Hong Kong (dpa) - Five years after the election of Pope Francis, Hong Kong Cardinal Joseph Zen has warned that a pending deal between the Catholic Church and Beijing could be a “disaster” for religious freedom in China.
The outspoken 86-year-old former bishop has been one of the loudest opponents of a proposed rapprochement between the Vatican and China, which broke off diplomatic relations in 1951.
“From what I could know or guess, it will be a disaster,” Zen told dpa by email over the weekend.
While still in the works, the deal would see the Vatican recognize seven bishops already appointed by the Communist Party without approval of the Pope – and considered renegade bishops outside of China – paving the way for improved relations with Beijing.
In exchange, Pope Francis would have say over the appointment of future bishops in China, according to the Holy Spirit Study Centre in Hong Kong, although final details have not been made public.

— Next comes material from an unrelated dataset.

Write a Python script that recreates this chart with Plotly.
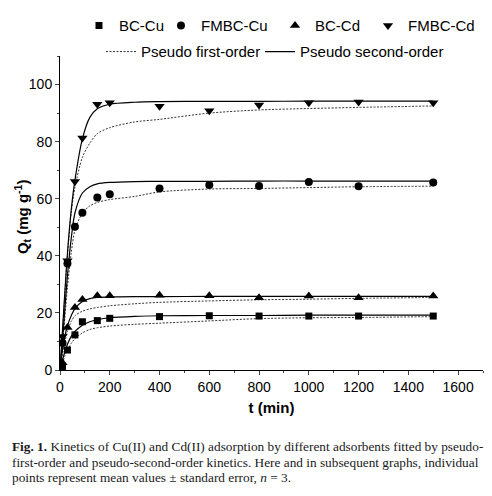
import plotly.graph_objects as go

# measured time points (min)
t_obs = [10, 30, 60, 90, 150, 200, 400, 600, 800, 1000, 1200, 1500]

bc_cu = [1.0, 7.0, 12.3, 16.9, 17.3, 18.1, 18.7, 19.0, 18.9, 18.9, 18.9, 18.9]
fmbc_cu = [9.5, 37.3, 50.2, 55.1, 60.4, 61.6, 63.6, 64.8, 64.5, 65.9, 64.4, 65.7]
bc_cd = [2.5, 14.9, 21.9, 24.7, 26.0, 26.0, 26.2, 26.0, 25.3, 25.9, 25.3, 25.9]
fmbc_cd = [11.7, 38.3, 66.0, 81.3, 93.1, 93.6, 92.4, 90.8, 92.8, 93.6, 93.9, 93.6]

# fitted curves
t_fit = [0, 10, 20, 30, 45, 60, 90, 120, 150, 200, 300, 400, 600, 800, 1000, 1200, 1500]

bc_cu_pfo = [0, 2.5, 5.0, 7.0, 9.3, 11.0, 13.0, 14.2, 14.8, 15.4, 16.0, 16.4, 17.2, 18.0, 18.3, 18.4, 18.7]
bc_cu_pso = [0, 3.5, 6.5, 9.0, 11.8, 13.5, 15.7, 16.9, 17.6, 18.3, 18.8, 19.0, 19.1, 19.1, 19.2, 19.2, 19.2]
fmbc_cu_pfo = [0, 9.0, 19.0, 29.0, 41.0, 49.0, 55.0, 57.5, 58.7, 59.7, 60.8, 62.4, 63.4, 63.6, 63.9, 64.2, 64.4]
fmbc_cu_pso = [0, 10.0, 22.0, 33.0, 46.0, 55.0, 62.0, 64.2, 65.2, 65.7, 66.0, 66.1, 66.1, 66.2, 66.2, 66.2, 66.2]
bc_cd_pfo = [0, 5.5, 10.0, 13.5, 17.0, 19.0, 20.6, 21.4, 21.9, 22.5, 23.2, 23.7, 24.2, 24.6, 24.8, 25.1, 25.4]
bc_cd_pso = [0, 7.0, 12.0, 15.5, 19.0, 21.5, 24.0, 25.0, 25.4, 25.6, 25.7, 25.7, 25.8, 25.8, 25.8, 25.8, 25.8]
fmbc_cd_pfo = [0, 13.0, 27.0, 40.0, 55.0, 64.0, 74.5, 79.5, 82.8, 84.9, 86.9, 87.8, 90.0, 91.1, 91.6, 92.0, 92.5]
fmbc_cd_pso = [0, 14.0, 28.0, 41.0, 56.0, 66.5, 81.0, 88.5, 91.5, 93.1, 93.8, 94.0, 94.1, 94.1, 94.2, 94.2, 94.2]

caption_lines = [
    "<b>Fig. 1.</b> Kinetics of Cu(II) and Cd(II) adsorption by different adsorbents fitted by pseudo-",
    "first-order and pseudo-second-order kinetics. Here and in subsequent graphs, individual",
    "points represent mean values \u00b1 standard error, <i>n</i> = 3.",
]

series = [
    ("BC-Cu", bc_cu, "square", 7, bc_cu_pfo, bc_cu_pso),
    ("FMBC-Cu", fmbc_cu, "circle", 8, fmbc_cu_pfo, fmbc_cu_pso),
    ("BC-Cd", bc_cd, "triangle-up", 9, bc_cd_pfo, bc_cd_pso),
    ("FMBC-Cd", fmbc_cd, "triangle-down", 9, fmbc_cd_pfo, fmbc_cd_pso),
]

# one single-entry legend per item, so each can sit where the original has it
marker_legend_x = [0.0449, 0.2387, 0.5083, 0.7281]
line_legend_x = [0.0969, 0.4729]
row1_y, row2_y = 1.149, 1.0659

fig = go.Figure()

# fitted lines first, so the markers sit on top
for i, (name, _, _, _, pfo, pso) in enumerate(series):
    fig.add_trace(go.Scatter(
        x=t_fit, y=pfo, mode="lines", name="Pseudo first-order",
        line=dict(color="#333333", width=1, dash="2px,1.5px", shape="spline", smoothing=0.8),
        showlegend=(i == 0), legend="legend6",
    ))
    fig.add_trace(go.Scatter(
        x=t_fit, y=pso, mode="lines", name="Pseudo second-order",
        line=dict(color="black", width=1.2, shape="spline", smoothing=0.8),
        showlegend=(i == 0), legend="legend7",
    ))

for i, (name, vals, symbol, size, _, _) in enumerate(series):
    fig.add_trace(go.Scatter(
        x=t_obs, y=vals, mode="markers", name=name,
        marker=dict(symbol=symbol, size=size, color="black"),
        legend=f"legend{i + 2}",
    ))

axis_font = dict(family="Liberation Sans, Arial, sans-serif", size=14, color="black")


def legend_box(x, y):
    return dict(orientation="h", x=x, y=y, xanchor="left", yanchor="top",
                font=dict(size=15), itemwidth=30, bgcolor="rgba(0,0,0,0)")


legends = {f"legend{i + 2}": legend_box(x, row1_y) for i, x in enumerate(marker_legend_x)}
legends["legend6"] = legend_box(line_legend_x[0], row2_y)
legends["legend7"] = legend_box(line_legend_x[1], row2_y)

fig.update_layout(
    width=492, height=496,
    margin=dict(l=60, r=9, t=56, b=126, autoexpand=False),
    paper_bgcolor="white", plot_bgcolor="white",
    font=axis_font,
    xaxis=dict(
        range=[0, 1700], dtick=200, tick0=0, ticks="outside", ticklen=4,
        minor=dict(dtick=100, ticks="outside", ticklen=2),
        showline=True, linecolor="black", linewidth=1, showgrid=False, zeroline=False,
        automargin=False,
        title=dict(text="<b>t (min)</b>", font=dict(size=15), standoff=8),
    ),
    yaxis=dict(
        range=[0, 110], dtick=20, tick0=0, ticks="outside", ticklen=4,
        minor=dict(dtick=10, ticks="outside", ticklen=2),
        showline=True, linecolor="black", linewidth=1, showgrid=False, zeroline=False,
        automargin=False,
    ),
    **legends,
)

fig.add_annotation(
    xref="paper", yref="paper", x=-0.09, y=0.49, xanchor="center", yanchor="middle",
    textangle=-90, showarrow=False,
    text="<b>Q<sub>t</sub> (mg g<sup>-1</sup>)</b>", font=dict(size=15),
)

for k, line in enumerate(caption_lines):
    fig.add_annotation(
        xref="paper", yref="paper", x=-0.118, y=-0.245 - k * 0.0494,
        xanchor="left", yanchor="middle", align="left", showarrow=False,
        font=dict(family="Liberation Serif, serif", size=13.3, color="#1a1a1a"),
        text=line,
    )

# drop the page's default body margin so the figure starts at the window corner
fig.write_html("out.html", config={"displayModeBar": False},
               post_script="document.body.style.margin = '0px';")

The change would affect the estimated 10 to 12 million Catholics in China, millions of whom have continued to practice underground for the past 60 years despite persecution, while others have joined a state-backed version of the church.
While a deal would improve relations between the Vatican and Beijing, among underground Chinese Catholics and many more in Hong Kong the proposed deal has been seen as a betrayal.
“In the underground [church], many will come into the open (into the birdcage), it’s safer, and now with good conscience,” said Zen, who escaped communist China for the former British colony after World War II.
“But many others will be very sad and, maybe, also angry, feeling betrayed,” he added.
Other contentious points in the deal are that two “underground” bishops would be required to step down in favour of the Beijing seven, according to the Jesuit magazine America. It is also unclear what would happen to China’s 30 other “underground” bishops.
The Catholic church in Taiwan, a self-governed island that Beijing considers a renegade province, would likely find itself left out by the Vatican as well.
In a show of good faith, Beijing has not appointed any new bishops since 2013, according to the Holy Spirit Study Centre.
The potential deal comes amidst increased religious repression in China under President Xi Jinping.
Catholics face “moderate” persecution – less than Uighurs or Tibetan Buddhists but more than ethnic minority Hui Muslims or Taoists – according to the US-based Freedom House, which measures political and religious freedom around the world.
But Zen said he had “made several appeals to my brothers in China to keep their faith even if they have to face a complete defeat at the present.”
Zen’s criticism has been echoed by others in Hong Kong, most recently in a Free Catholics in China petition that was signed by 1,000 people around the world.
Petition organizer Kenneth Chan said detractors thought the deal's cost was too high as it failed to offer any “protections” for religious freedom in China.
“In general we are happy to see any sign of a deal between China and the Vatican that will facilitate cause for the Chinese people coming in to our faith, but at the same time [we must ask] by what means and at what cost?” he said.
“These are practical questions if, for the sake of expanding our presence in China – so-called market-theory – we are going to sacrifice our religious principles," he said.
The proposed deal marks the latest chapter in a long and often bumpy road for the Catholic Church in China, which was established in the late thirteenth century and enjoyed varying periods of success and persecution.
After the Vatican’s break with Beijing in 1951, the church was replaced by the Chinese Patriotic Catholic Association, which appoints its own bishops contrary to church law.
While religion was banned in China in the 1960s and 1970s during the Cultural Revolution, it has made a comeback since the country’s re-opening in 1978 under Deng Xiaoping.
However, it has had to compete for converts with the Protestant church, whose evangelical branches have seen huge success across Asia. There are now some 58 million Protestants in China, according to Freedom House, almost five times more than the total Catholic populace.
Zen, who visited eastern Europe last year on a fact-finding mission, said he had little hope of the church’s future based on the Vatican’s previous attempts to improve relations with communist Europe in a policy known as “Ostpolitik.”
“The communists are fundamentally the same everywhere. They want to control the Church completely,” he said, adding that the “profoundly Catholic” culture of Europe meant a communist government could do less “damage” to the church than in China.